Bioprinter Seamlessly 3D-Prints Nose Cartilage In 16 Minutes, Offers Improved Reconstructive Surgery
Researchers have developed a way to 3D-print nose cartilage that is able to grow with a patient’s body over time, an improved procedure to assist in reconstructive surgery on an injured nose. The method was developed by a research team from ETH Zurich’s Cartilage Engineering and Regeneration laboratory.
When a person arrives to the hospital with a smashed nose, doctors would create a digital 3D-model, then remove cartilage cells from a certain part of their body (knee, ear, or even the nose — whatever’s left of it). These cells are then combined with biopolymers, which are polymers produced by living things and are able to bond and congeal together to create bigger structures. Biopolymers are used to shape the cells when they’re placed into the nose, but the body will be able to break them down, essentially merging the transplant into the body quite seamlessly.
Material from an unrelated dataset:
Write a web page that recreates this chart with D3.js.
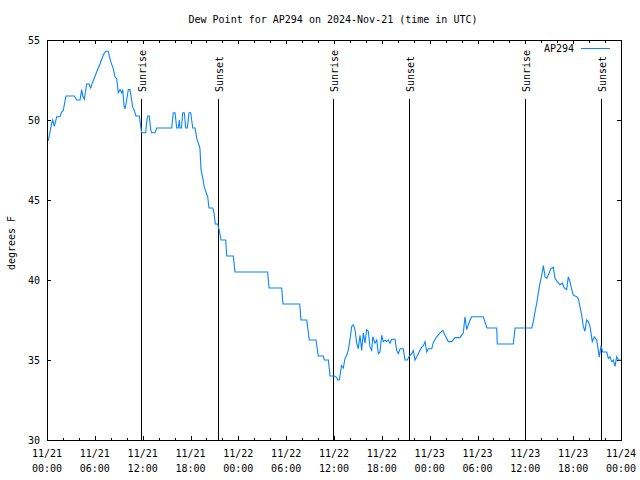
<!DOCTYPE html>
<html><head><meta charset="utf-8">
<script src="https://cdn.jsdelivr.net/npm/d3@7"></script>
<style>
html,body{margin:0;padding:0;background:#fff;}
svg text{font-family:"DejaVu Sans Mono",monospace;font-size:10px;fill:#000;}
</style></head>
<body>
<svg id="c" width="640" height="480"></svg>
<script>
// ---- data (hours since 2024-11-21 00:00 UTC, dew point in °F) ----
const title = "Dew Point for AP294 on 2024-Nov-21 (time in UTC)";
const seriesName = "AP294";
const yLabel = "degrees F";
const yTicks = [30, 35, 40, 45, 50, 55];
const hours = [
0.16,0.59,0.72,0.92,1.22,1.63,1.84,2.04,2.38,3.42,3.73,4.14,4.35,4.48,4.68,4.98,5.27,5.48,5.68,6.23,6.65,7.06,7.36,7.69,7.81,8.03,8.32,8.53,8.74,8.94,9.16,9.37,9.50,9.66,9.78,9.91,10.20,10.41,10.54,10.75,10.95,11.16,11.58,11.75,11.88,12.38,12.51,12.63,12.83,13.01,13.13,13.55,13.76,15.64,15.84,16.06,16.27,16.47,16.60,16.68,16.87,17.02,17.22,17.40,17.60,17.81,18.03,18.15,18.28,18.57,18.78,19.10,19.19,19.32,19.53,19.73,20.16,20.32,20.79,20.95,21.11,21.41,21.61,21.83,22.42,22.54,23.37,23.58,27.68,27.85,29.44,29.60,31.70,31.86,32.58,32.90,33.74,34.03,34.66,34.78,35.29,35.50,36.04,36.34,36.47,36.67,36.94,37.17,37.38,37.59,37.79,38.01,38.22,38.42,38.63,38.85,39.05,39.26,39.47,39.68,39.89,40.10,40.30,40.52,40.73,40.86,41.14,41.36,41.56,41.77,41.98,42.18,42.40,42.61,42.81,43.03,43.24,43.65,43.86,44.07,44.28,44.69,44.91,45.20,45.45,45.75,45.95,46.16,46.38,46.58,47.00,47.20,47.42,47.63,47.83,48.26,48.46,48.88,49.30,49.64,49.92,50.34,50.76,51.18,51.80,52.22,52.43,52.64,52.85,53.06,53.27,54.73,55.15,55.23,56.41,56.48,58.49,58.71,60.80,61.00,61.21,61.43,61.63,61.84,62.06,62.26,62.47,62.68,62.97,63.18,63.51,63.72,64.01,64.35,64.64,64.89,65.19,65.39,65.60,65.82,66.02,66.44,66.64,66.86,67.07,67.27,67.48,67.69,67.90,68.11,68.40,68.65,68.95,69.15,69.28,69.49,69.70,70.21,70.41,70.62,70.83,71.04,71.25,71.46,71.67,71.97
];
const dewF = [
48.7,49.8,50.0,49.6,50.2,50.2,50.5,50.6,51.5,51.5,51.25,51.25,51.9,51.5,51.3,52.25,52.25,52.0,52.3,53.0,53.5,54.06,54.3,54.3,54.0,53.6,53.2,52.7,52.6,51.7,51.9,51.7,51.9,50.9,50.7,51.0,51.9,51.9,51.5,50.8,50.6,50.25,50.25,49.6,49.2,49.2,49.9,50.25,50.25,49.4,49.2,49.2,49.5,49.5,50.45,50.45,49.5,49.5,50.0,49.5,49.5,50.45,50.45,49.5,49.5,50.45,50.45,50.0,49.5,49.5,48.85,48.4,48.2,46.9,46.4,45.8,45.2,44.5,44.5,44.2,43.5,43.5,43.1,42.5,42.5,41.5,41.5,40.5,40.5,39.5,39.5,38.5,38.5,37.5,37.5,36.25,36.25,35.25,35.25,35.0,35.0,34.0,34.0,33.9,33.75,33.75,34.65,34.5,35.1,35.3,35.6,36.3,37.1,37.2,36.9,36.05,35.7,36.55,35.6,36.7,36.05,36.9,36.8,35.8,35.6,36.45,36.05,36.25,35.4,35.5,36.55,36.15,36.25,36.15,36.25,36.05,36.3,36.3,35.6,35.4,35.7,35.7,35.0,35.0,35.25,35.4,35.6,35.0,35.2,35.4,35.8,35.9,36.15,35.5,35.7,35.7,36.1,36.45,36.7,36.85,36.55,36.15,36.15,36.4,36.4,36.7,37.7,36.9,37.2,37.5,37.7,37.7,37.05,37.0,37.0,36.0,36.0,37.0,37.0,37.4,38.0,38.55,39.2,39.8,40.3,40.9,40.2,40.1,40.4,40.7,40.8,40.1,39.9,39.7,39.8,39.5,39.4,40.2,39.9,39.4,39.05,38.95,38.85,38.3,37.8,37.1,36.8,37.5,37.4,37.1,36.15,36.45,36.25,35.6,35.2,35.9,35.5,35.5,35.1,35.2,34.9,35.0,34.6,35.2,35.0,35.0
];
const sunriseHours = [11.79, 35.88, 59.96];
const sunsetHours = [21.45, 45.41, 69.49];

// ---- layout ----
const L = 47, R = 621, T = 40, B = 440;
const t0 = Date.UTC(2024, 10, 21, 0, 0);
const t1 = Date.UTC(2024, 10, 24, 0, 0);
const toDate = h => new Date(t0 + h * 3600e3);

const svg = d3.select("#c");
const x = d3.scaleUtc().domain([new Date(t0), new Date(t1)]).range([L, R]);
const y = d3.scaleLinear().domain([30, 55]).range([B, T]);

const g = svg.append("g").attr("shape-rendering", "crispEdges");

// ticks (inward, mirrored)
const majorX = d3.utcHour.every(6).range(new Date(t0), new Date(t1 + 1));
const minorX = d3.utcHour.every(2).range(new Date(t0), new Date(t1 + 1));
function tickAxis(axisFn, scale, vals, size, tr) {
  const a = axisFn(scale).tickValues(vals).tickSizeInner(size).tickSizeOuter(0).tickFormat("");
  const s = g.append("g").attr("transform", tr).call(a);
  s.select(".domain").remove();
  s.selectAll("line").attr("stroke", "#000");
}
tickAxis(d3.axisBottom, x, minorX, -2.5, `translate(0,${B})`);
tickAxis(d3.axisBottom, x, majorX, -4, `translate(0,${B})`);
tickAxis(d3.axisTop, x, minorX, -2.5, `translate(0,${T})`);
tickAxis(d3.axisTop, x, majorX, -4, `translate(0,${T})`);
tickAxis(d3.axisLeft, y, yTicks, -4, `translate(${L},0)`);
tickAxis(d3.axisRight, y, yTicks, -4, `translate(${R},0)`);

// sunrise/sunset lines
const events = sunriseHours.map(h => ({h, label: "Sunrise"}))
  .concat(sunsetHours.map(h => ({h, label: "Sunset"})));
g.selectAll("line.ev").data(events).enter().append("line")
  .attr("class", "ev")
  .attr("x1", d => Math.round(x(toDate(d.h))) + 0.5).attr("x2", d => Math.round(x(toDate(d.h))) + 0.5)
  .attr("y1", 99).attr("y2", B)
  .attr("stroke", "#000").attr("stroke-width", 1);
svg.selectAll("text.ev").data(events).enter().append("text")
  .attr("class", "ev")
  .attr("transform", d => `translate(${Math.round(x(toDate(d.h))) + 5},92) rotate(-90)`)
  .attr("text-anchor", "start")
  .text(d => d.label);

// data line
const line = d3.line().x((d, i) => x(toDate(hours[i]))).y(d => y(d));
svg.append("path").datum(dewF)
  .attr("d", line)
  .attr("fill", "none")
  .attr("stroke", "#0a84ff")
  .attr("stroke-width", 1.1);

// border
g.append("rect").attr("x", L + 0.5).attr("y", T + 0.5).attr("width", R - L).attr("height", B - T)
  .attr("fill", "none").attr("stroke", "#000");

// y tick labels
svg.selectAll("text.yl").data(yTicks).enter().append("text")
  .attr("x", 40).attr("y", d => y(d)).attr("dy", "0.35em")
  .attr("text-anchor", "end").text(d => d);

// x tick labels
const fmtD = d3.utcFormat("%m/%d"), fmtT = d3.utcFormat("%H:%M");
const xl = svg.selectAll("text.xl").data(majorX).enter().append("text")
  .attr("text-anchor", "middle");
xl.append("tspan").attr("x", d => x(d)).attr("y", 457).text(d => fmtD(d));
xl.append("tspan").attr("x", d => x(d)).attr("y", 472).text(d => fmtT(d));

// title
svg.append("text").attr("x", 333).attr("y", 23).attr("text-anchor", "middle").text(title);
// y label
svg.append("text").attr("transform", `translate(15,243) rotate(-90)`).attr("text-anchor", "middle").text(yLabel);

// legend
svg.append("text").attr("x", 574).attr("y", 52).attr("text-anchor", "end").text(seriesName);
g.append("line").attr("x1", 581).attr("x2", 610).attr("y1", 48.5).attr("y2", 48.5)
  .attr("stroke", "#0a84ff");
</script>
</body></html>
Ultimately, the cartilage transplant would be the same as the original cartilage. “We hope that in the future our technology could be used to overcome the need for cartilage donor tissue,” Matti Kesti, an author of the study, told Engadget. “The bioprinted cartilage piece could be printed based on the patient defect and need so that the personalized shape and size is regained.”
The authors argue that this procedure would ultimately be an improved version of the current way doctors handle cartilage transplants. Today, doctors take cartilage cells from a patient with a knee injury, for example, then cultivate them on hydrogel bands and sew them into the injured part of the knee. But this approach, known as two-dimensional cell growth, isn’t ideal, because it “lacks key spatial information for the future functioning of the patient’s joint,” the press release states. “The cells therefore form scar-like tissue instead of cartilage mass.”
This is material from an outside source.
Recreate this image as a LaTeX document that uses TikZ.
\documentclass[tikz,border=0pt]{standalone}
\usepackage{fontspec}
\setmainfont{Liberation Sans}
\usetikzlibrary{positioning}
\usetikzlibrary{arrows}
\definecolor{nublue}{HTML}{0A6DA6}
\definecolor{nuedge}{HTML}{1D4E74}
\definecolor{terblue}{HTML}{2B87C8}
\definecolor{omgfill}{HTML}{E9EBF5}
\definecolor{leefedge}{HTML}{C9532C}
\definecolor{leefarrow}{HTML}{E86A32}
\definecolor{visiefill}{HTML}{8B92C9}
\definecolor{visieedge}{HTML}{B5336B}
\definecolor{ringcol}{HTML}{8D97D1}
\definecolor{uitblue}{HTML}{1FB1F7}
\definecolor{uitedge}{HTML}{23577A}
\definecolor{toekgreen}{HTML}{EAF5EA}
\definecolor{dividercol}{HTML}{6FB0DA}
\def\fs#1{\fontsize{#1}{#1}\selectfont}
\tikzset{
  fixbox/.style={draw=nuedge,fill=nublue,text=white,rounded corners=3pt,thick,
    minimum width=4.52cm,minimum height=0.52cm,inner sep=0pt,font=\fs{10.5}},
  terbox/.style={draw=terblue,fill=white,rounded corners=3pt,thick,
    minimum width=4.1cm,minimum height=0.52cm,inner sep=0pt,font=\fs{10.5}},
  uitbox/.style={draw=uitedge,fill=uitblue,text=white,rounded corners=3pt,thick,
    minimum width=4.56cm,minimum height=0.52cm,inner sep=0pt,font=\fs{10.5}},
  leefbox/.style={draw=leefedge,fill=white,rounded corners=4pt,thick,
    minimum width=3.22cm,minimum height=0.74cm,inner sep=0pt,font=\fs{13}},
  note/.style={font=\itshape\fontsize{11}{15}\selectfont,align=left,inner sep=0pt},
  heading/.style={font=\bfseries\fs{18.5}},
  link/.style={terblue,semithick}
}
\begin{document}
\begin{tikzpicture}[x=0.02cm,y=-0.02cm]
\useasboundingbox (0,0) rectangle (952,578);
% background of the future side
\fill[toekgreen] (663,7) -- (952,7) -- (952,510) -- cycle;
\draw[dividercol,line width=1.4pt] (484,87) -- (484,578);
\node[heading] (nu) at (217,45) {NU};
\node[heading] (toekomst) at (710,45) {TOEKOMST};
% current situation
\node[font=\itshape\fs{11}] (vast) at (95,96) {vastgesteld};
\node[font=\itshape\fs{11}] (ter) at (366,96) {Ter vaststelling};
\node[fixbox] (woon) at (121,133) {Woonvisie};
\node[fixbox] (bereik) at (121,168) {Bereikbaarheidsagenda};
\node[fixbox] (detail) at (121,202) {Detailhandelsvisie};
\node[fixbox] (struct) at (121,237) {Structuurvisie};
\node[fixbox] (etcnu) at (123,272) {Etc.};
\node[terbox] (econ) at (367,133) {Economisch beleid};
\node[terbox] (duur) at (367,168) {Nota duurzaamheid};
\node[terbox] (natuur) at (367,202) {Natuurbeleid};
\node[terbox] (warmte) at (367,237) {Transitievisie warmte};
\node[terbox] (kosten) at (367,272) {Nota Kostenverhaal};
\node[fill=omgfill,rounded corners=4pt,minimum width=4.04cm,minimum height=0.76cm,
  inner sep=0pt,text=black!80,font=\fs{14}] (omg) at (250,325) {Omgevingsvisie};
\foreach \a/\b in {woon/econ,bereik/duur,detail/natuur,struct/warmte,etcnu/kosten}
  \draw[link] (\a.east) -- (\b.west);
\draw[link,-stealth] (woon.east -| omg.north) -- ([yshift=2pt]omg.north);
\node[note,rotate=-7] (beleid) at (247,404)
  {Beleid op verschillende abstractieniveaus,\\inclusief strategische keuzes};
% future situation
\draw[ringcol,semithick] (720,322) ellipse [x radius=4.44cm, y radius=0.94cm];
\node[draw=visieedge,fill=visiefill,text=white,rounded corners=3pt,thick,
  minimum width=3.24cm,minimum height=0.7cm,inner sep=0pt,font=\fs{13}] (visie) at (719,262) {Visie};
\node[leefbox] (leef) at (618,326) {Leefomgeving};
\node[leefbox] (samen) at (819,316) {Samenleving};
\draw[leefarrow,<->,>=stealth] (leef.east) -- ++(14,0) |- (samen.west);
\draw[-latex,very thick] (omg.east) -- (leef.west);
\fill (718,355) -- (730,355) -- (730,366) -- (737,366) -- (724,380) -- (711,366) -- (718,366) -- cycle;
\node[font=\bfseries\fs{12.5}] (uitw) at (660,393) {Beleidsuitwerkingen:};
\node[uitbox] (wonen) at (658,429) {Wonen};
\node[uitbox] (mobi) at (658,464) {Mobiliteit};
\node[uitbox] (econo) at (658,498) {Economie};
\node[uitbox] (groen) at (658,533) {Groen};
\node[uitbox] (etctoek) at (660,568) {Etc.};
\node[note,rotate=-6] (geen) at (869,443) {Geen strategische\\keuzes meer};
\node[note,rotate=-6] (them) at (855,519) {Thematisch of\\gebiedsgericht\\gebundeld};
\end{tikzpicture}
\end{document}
3D-printing cartilage, on the other hand, would allow the cells to seamlessly grow together and retain their original function and features. The printer deposits layers of the biopolymers with ultimate precision and only takes 16 minutes.
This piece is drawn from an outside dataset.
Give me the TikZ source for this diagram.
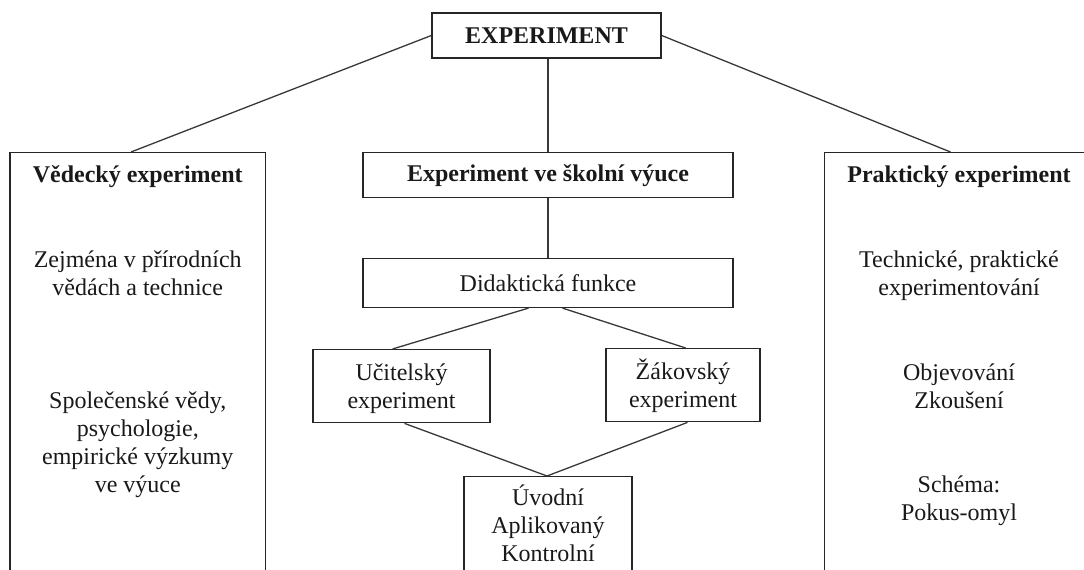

But the researchers have some way to go before they can bring this procedure to a clinical setting; first, they have to test it out in large animals — these studies may occur this year.
“While there’s a great deal of hype around bioprinting at the moment, our research is a long way from offering things that are already being promised today,” Marcy Zenobi-Wong, a professor and the head of Kesti’s research group, said in the press release. “Our expertise is in cartilage, probably the easiest bodily tissue for bioprinting, but even today we know that this is anything but easy to print.”